Visual Arts, Columbia University, New York

This course examines ways of looking and ways of seeing, both personally & professionally as artists and in a larger cultural context. Through field trips to contemporary art and other cultural sites, conversations with visiting critical thinkers and practicioners, readings, discussions, and visual & written responses, we will examine how we look, think, act, create and respond--critically questioning our own artistic practices and ways of looking at the world.

Wednesday, October 8, 2014

found printed paper

I found a piece of paper, a part of a reading, next to the broken printer. I picked it up and realized there were letters were misprinted, dragging off the page and the pigment was lifting off, leaving an imprint on the table. I swept my hand across the page. Then I lay it on the bed of the scanner and pressed the button.

I was interested in the use of the printer as a producer of mechanical material—the replicator of an image—one who does not understand text as language or an image as a symbol, but just as rows of dispersed pixels organized in coordinates. The printer serves as a direct output of digitalized materials from human input; nothing printed can be modified from the original intent, unless it comes in contact with a different material. 

Enslaved to the will of digital files, the printer exerts its autonomy through mistakes. But its autonomy from human, its mistake in production, is also a weakness—it becomes vulnerable to the element of touch. And this accident made by the printer somehow allows human input into its given canvas.

Data crumbles into pigment. Touch dissolves language into tonal value. 

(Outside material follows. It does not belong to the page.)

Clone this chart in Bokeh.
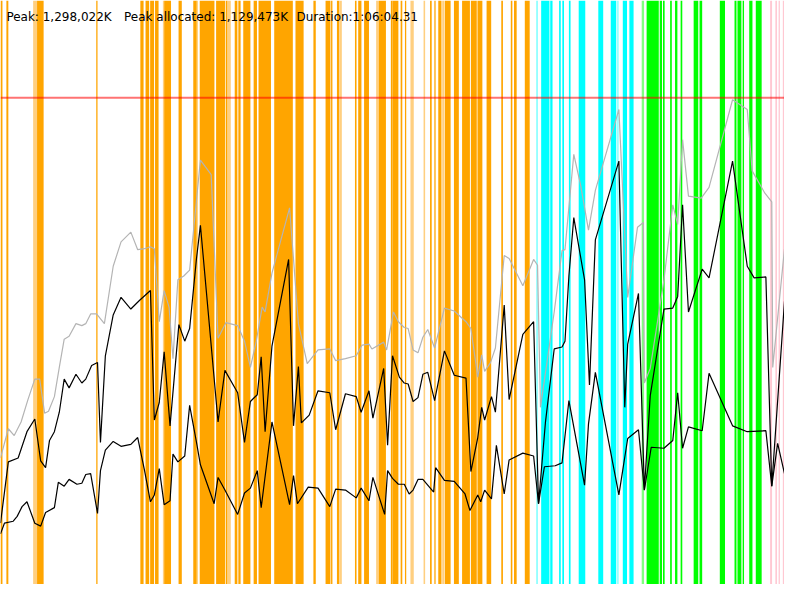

The scanner, another machine that exerts no opinion on content, then takes the modified piece of paper and brings it back to the realm of the digital. But this time, the scanner bed becomes a part of the composition. The piece of paper is realized in its nature as a three-dimensional object; no longer for its content necessarily, unless one reads it carefully—in which case, one might find a clue to the original piece pertaining to female genital mutilation.